A wall panel tells us: “Benedict XIV added to the Capitoline Collections with numerous donations and fostered restoration work. He was responsible for the opening of the so-called Canopo (1748), a room in the Palazzo Nuovo dedicated to Egyptian style sculptures, as well as the founding of the Galleria dei Quadri (1748) and of the Accademia del Nudo (1754). His closest collaborator, Cardinal Silvio Valenti Gonzaga (1690-1756) was responsible for the edict issued in 1750 to defend the artistic and archeological heritage of the papal state…In 1765 Clement XIII purchased for the Capitoline Museum the famous grey-black marble Centauri and the Mosaic of the Doves, all three displayed here.
They’d been found at Hadrian’s Villa [in Tivoli] and transferred into the collection of Cardinal Giuseppe Alessandro Furietti (1685-1764) [before the Pope’s purchase]…With the opening by Clement XIV of the Museo Clementino in the Vatican in 1771, the interest and efforts of the popes were to be almost completely absorbed by the new museum institution [of ancient Greek and Roman sculpture].”
Had the papal nuncio and one of Winckelmann’s future employers in Rome, Alberico Archinto (1698-1758), not visited Nöthnitz in 1751, where Winckelmann was librarian to Count Heinrich von Bünau, he might never have come to Rome. Indeed, originally this cobbler’s son turned clever student and insatiable intellect had planned to stay in Italy two years, but the outbreak of the Seven Years’ War (1756-1763) changed his plans and caused him to stay for 13 years-until his love-tryst murder by the Tuscan-born unemployed cook/petty thief with a criminal record Francesco Arcangeli, convicted and soon after executed by breaking on the wheel, in Trieste, where Winckelmann is buried in the Cathedral of San Giusto’s graveyard.
In Rome he was named librarian first to Cardinal Domenico Silvio Passionei (1682-1761), “a well-known scholar with a keen antiquarian interest”, explains an exhibition wall panel, “who ensured Winckelmann unlimited access to his very well-stocked library of over 32,000 books in the hermitage of San Romauldo in Frascati,” and then to Cardinal Archinto.

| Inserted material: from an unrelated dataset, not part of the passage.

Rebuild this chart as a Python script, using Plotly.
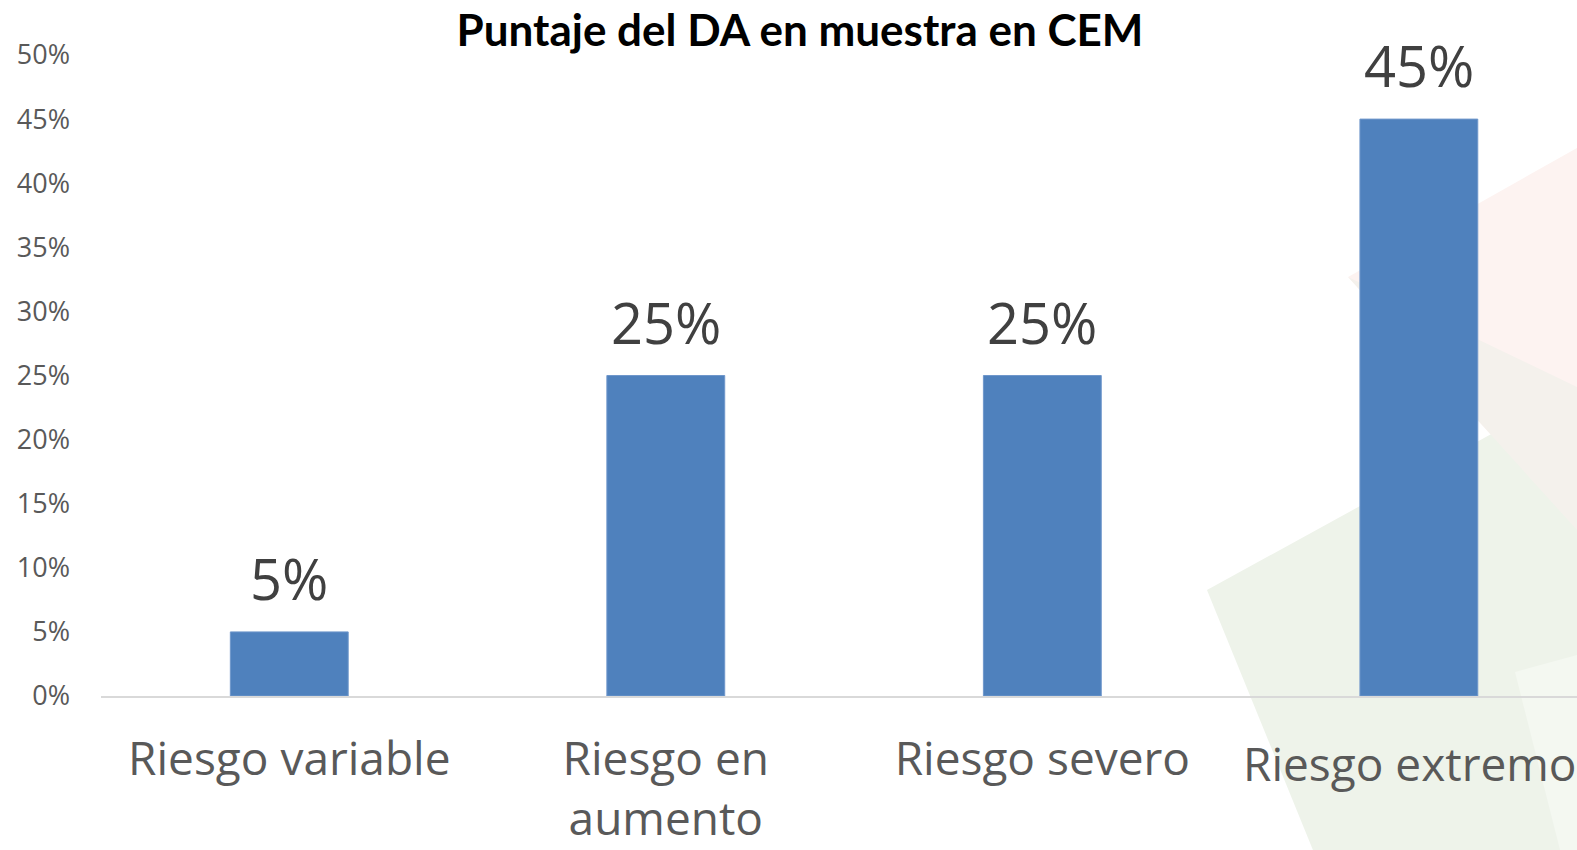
import plotly.graph_objects as go

categories = ["Riesgo variable", "Riesgo en<br>aumento", "Riesgo severo", "Riesgo extremo"]
values = [0.05, 0.25, 0.25, 0.45]
value_labels = ["5%", "25%", "25%", "45%"]
y_ticks = [0, 0.05, 0.10, 0.15, 0.20, 0.25, 0.30, 0.35, 0.40, 0.45, 0.50]
y_tick_labels = ["0%", "5%", "10%", "15%", "20%", "25%", "30%", "35%", "40%", "45%", "50%"]
title = "Puntaje del DA en muestra en CEM"

W, H = 1577, 850
ML, MR, MT, MB = 101, 0, 55, 850 - 696
PW, PH = W - ML - MR, H - MT - MB


def px(x, y):
    return (x - ML) / PW, (H - MB - y) / PH


def path(points):
    pts = [px(x, y) for x, y in points]
    return "M " + " L ".join(f"{a:.4f},{b:.4f}" for a, b in pts) + " Z"


fig = go.Figure()
fig.add_trace(go.Bar(
    x=list(range(len(categories))),
    y=values,
    marker=dict(color="#4F81BD", line=dict(color="#6F97CB", width=1)),
    width=0.313,
    hoverinfo="skip",
))

for i, (v, lab) in enumerate(zip(values, value_labels)):
    fig.add_annotation(
        x=i, y=v, text=lab, showarrow=False, yanchor="bottom", yshift=14,
        font=dict(family="Open Sans", size=56, color="#404040"),
    )

# last category label runs off the right edge in the reference: draw it as an
# annotation kept inside the page (plotly hides overflowing tick labels)
last = len(categories) - 1
tick_text = categories[:last] + [""]
fig.add_annotation(
    x=last, xref="x", y=0, yref="paper", yanchor="top", xanchor="center",
    xshift=-9, yshift=-34, text=categories[last], showarrow=False,
    font=dict(family="Open Sans", size=46, color="#595959"),
)

# faint decorative background polygons (page pixel coords)
shapes = [
    dict(points=[(1348, 277), (1577, 148), (1577, 530)], color="#FDF3F1"),
    dict(points=[(1207, 590), (1577, 387), (1577, 850), (1313, 850)], color="#EEF3EA"),
    dict(points=[(1348, 277), (1577, 387), (1577, 530)], color="#F4F1EC"),
    dict(points=[(1515, 672), (1577, 655), (1577, 850), (1560, 850)], color="#F4F8F1"),
]
for s in shapes:
    fig.add_shape(type="path", path=path(s["points"]), xref="paper", yref="paper",
                  fillcolor=s["color"], line=dict(width=0), layer="below")

fig.update_layout(
    width=W, height=H,
    margin=dict(l=ML, r=MR, t=MT, b=MB),
    paper_bgcolor="white", plot_bgcolor="rgba(0,0,0,0)",
    showlegend=False,
    title=dict(text="<b>" + title + "</b>", x=800 / W, xanchor="center",
               y=1 - 31 / H, yanchor="middle",
               font=dict(family="Lato", size=44, color="#000000")),
    xaxis=dict(
        range=[-0.5, 3.42], tickmode="array", tickvals=list(range(len(categories))), ticktext=tick_text,
        showgrid=False, zeroline=False, showline=True, linecolor="#D9D9D9", linewidth=1.5,
        ticks="", ticklabelstandoff=22,
        tickfont=dict(family="Open Sans", size=46, color="#595959"),
    ),
    yaxis=dict(
        range=[0, 0.5], tickmode="array", tickvals=y_ticks, ticktext=y_tick_labels,
        showgrid=False, zeroline=False, showline=False, ticks="",
        ticklabelstandoff=30,
        tickfont=dict(family="Open Sans", size=27, color="#595959"),
    ),
)

post = "document.body.style.margin='0';document.body.style.overflow='hidden';"

fig.write_html("out.html", config={"displayModeBar": False}, post_script=post)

After their deaths, he was hired as librarian to Cardinal Alessandro Albani, with whom he had a complicated “friendship” for it was well-known even then that Winckelmann was gay. Albani’s collection in the Capitoline Museum, which Winckelmann described in his 1755 letter as “The Treasure of Antiquity”, made a decisive contribution to the writing of his second masterpiece, The History of Ancient Art, [the first clear comprehensive chronology of ancient sculpture from ancient Egypt, Etruria, and ancient Greece and immediate bestseller, published in Dresden in 1764, when he was still Albani’s librarian as well as Pope Clement XIII’s Prefect of Antiquities and Scriptor linguae teutonicae in the Vatican Library].” Its main topic is Greek art, whose superiority insisted Winckelmanm, who had a preference for statues of muscular nude males, was guaranteed by democracy and the status enjoyed by their artists. Moreover, though it may seem incredible, the layout of the Capitoline Museum has not changed very much from Winckelmann’s time. Hence a visitor to the exhibition follows in Winckelmann’s footsteps and can read his comments, printed out by the curators Eloisa Dodero and Claudio Parisi Presicce, on panels next to many of the sculptures still in the same place.

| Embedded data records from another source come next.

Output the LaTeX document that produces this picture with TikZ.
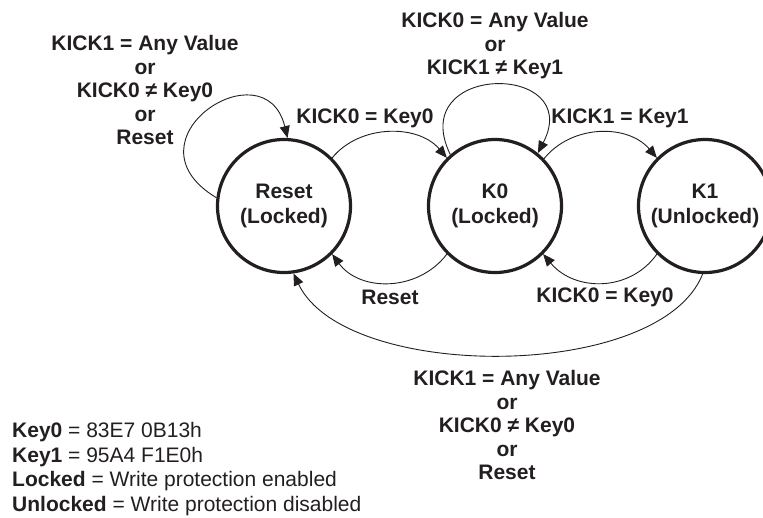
\documentclass[tikz,border=0pt]{standalone}
\usepackage{fontspec}
\setmainfont{Liberation Sans}
\usetikzlibrary{arrows.meta}
\definecolor{ink}{RGB}{35,31,32}
\begin{document}
\begin{tikzpicture}[x=1pt,y=-1pt,
  state/.style={circle,draw=ink,line width=3.2pt,minimum size=133pt,inner sep=0pt,align=center,
    font=\bfseries\fontsize{21}{25}\selectfont,text=ink},
  lbl/.style={align=center,font=\bfseries\fontsize{21}{23.5}\selectfont,text=ink,inner sep=0pt},
  trans/.style={draw=ink,line width=0.9pt,-{Triangle[length=12pt,width=10pt]}},
  legend/.style={align=left,anchor=west,font=\fontsize{21}{24.5}\selectfont,text=ink,inner sep=0pt}]
\useasboundingbox (0,0) rectangle (763,517);
\node[state] (R)  at (284,206) {Reset\\(Locked)};
\node[state] (K0) at (495,206) {K0\\(Locked)};
\node[state] (K1) at (705,206) {K1\\(Unlocked)};
% Reset self loop
\draw[trans] (R.173) .. controls (120,140) and (265,45) .. (R.87);
% Reset -> K0
\draw[trans] (R.45) .. controls (360,124) and (418,124) .. (K0.135);
% K0 self loop
\draw[trans] (K0.131) .. controls (405,62) and (585,62) .. (K0.51);
% K0 -> K1
\draw[trans] (K0.44) .. controls (572,124) and (628,124) .. (K1.135);
% K1 -> K0
\draw[trans] (K1.225) .. controls (630,292) and (575,292) .. (K0.315);
% K0 -> Reset
\draw[trans] (K0.225) .. controls (418,292) and (360,292) .. (R.315);
% K1 -> Reset big
\draw[trans] (K1.268) .. controls (660,382) and (345,382) .. (R.278);
% labels
\node[lbl] (l1) at (145,90) {KICK1 = Any Value\\or\\KICK0 ≠ Key0\\or\\Reset};
\node[lbl] (l2) at (495,46) {KICK0 = Any Value\\or\\KICK1 ≠ Key1};
\node[lbl] (l3) at (365,118) {KICK0 = Key0};
\node[lbl] (l4) at (620,118) {KICK1 = Key1};
\node[lbl] (l5) at (390,297) {Reset};
\node[lbl] (l6) at (605,297) {KICK0 = Key0};
\node[lbl] (l7) at (507,425) {KICK1 = Any Value\\or\\KICK0 ≠ Key0\\or\\Reset};
\node[legend] (lg) at (12,469) {\textbf{Key0} = 83E7 0B13h\\\textbf{Key1} = 95A4 F1E0h\\\textbf{Locked} = Write protection enabled\\\textbf{Unlocked} = Write protection disabled};
\end{tikzpicture}
\end{document}
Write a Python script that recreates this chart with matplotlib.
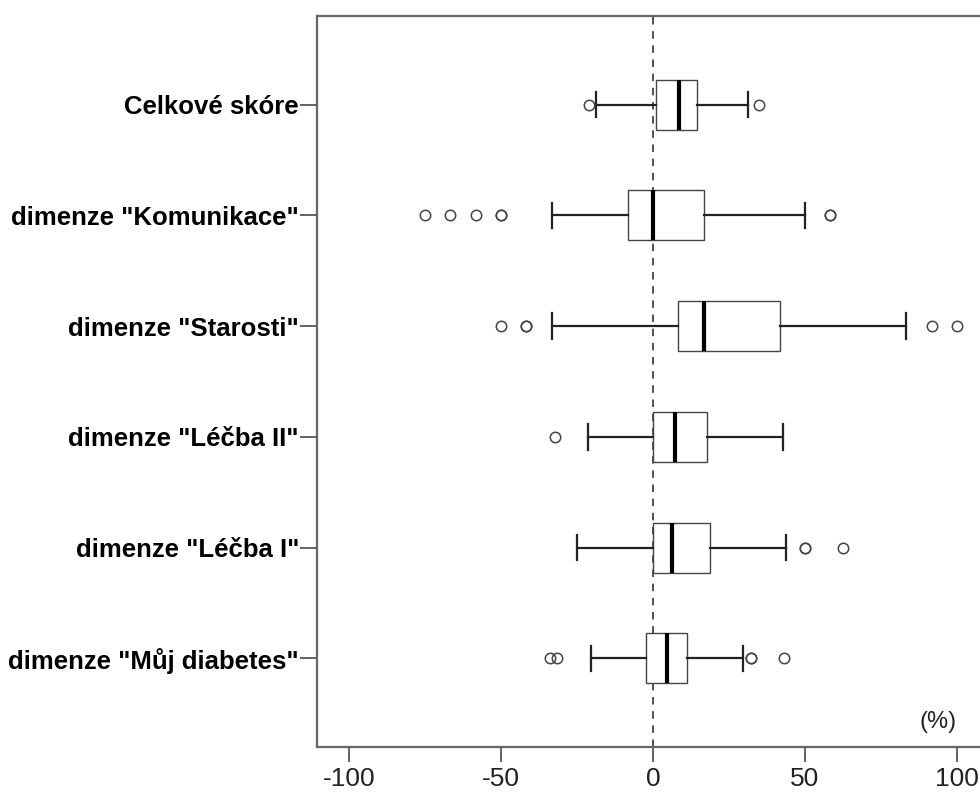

Another “close friend” was the painter Anton Raphael Mengs (1728-79) with whom Winckelmann lived in the artist’s apartment at Trinità dei Monti. Thanks to Mengs, “Winckelmann,” Wikipedia’s entry recounts, “devoted himself to the study of Roman antiquities and gradually acquired an unrivalled knowledge of ancient art. Winckelmann’s method of careful observation allowed him to identify Roman copies of Greek art, something that was unusual at that time-Roman culture was considered the ultimate achievement of Antiquity. His friend Mengs, [who was widely regarded as the greatest living painter of his day and with whom he planned a work never completed on the style of Greek artists] became the channel through which Winckelmann’s ideas were realized in art and spread around Europe.” Winckelmann assessed artistic style as a linear progression by period and place and by charting a civilization’s growth and decline. He was one of the most influential thinkers of the 18th century. He contributed significantly to Europe’s neoclassical period and to the idealistic embrace of Ancient Greece and Rome in fashion, décor, art, architecture and political thought.
Aside from the many sculptures on permanent display the highlights of Il Tesoro di Antichità’s 124 artifacts include: portraits of Mengs and of Winckelmann dressed with a fur-trimmed housecoat and elaborate red turban by Mengs’ brother-in-law Anton Von Maron, etchings of Rome by Piranesi, exquisite red chalk drawings of the Campidoglio by Robert Hubert, and a portrait of Pope Clement XIII by Pompeo Batoni, another friend of Winckelmann. Many artifacts are on loan from several other museums in Rome, the Louvre, the Rijksmuseum in Amsterdam, the Prado in Madrid, and the Getty in Los Angeles. Thanks to Winckelmann, who brought the past to life, the Grand Tour of Italy became a must for every aspiring cultured European and the Capitoline Museum the calling card of the Eternal City.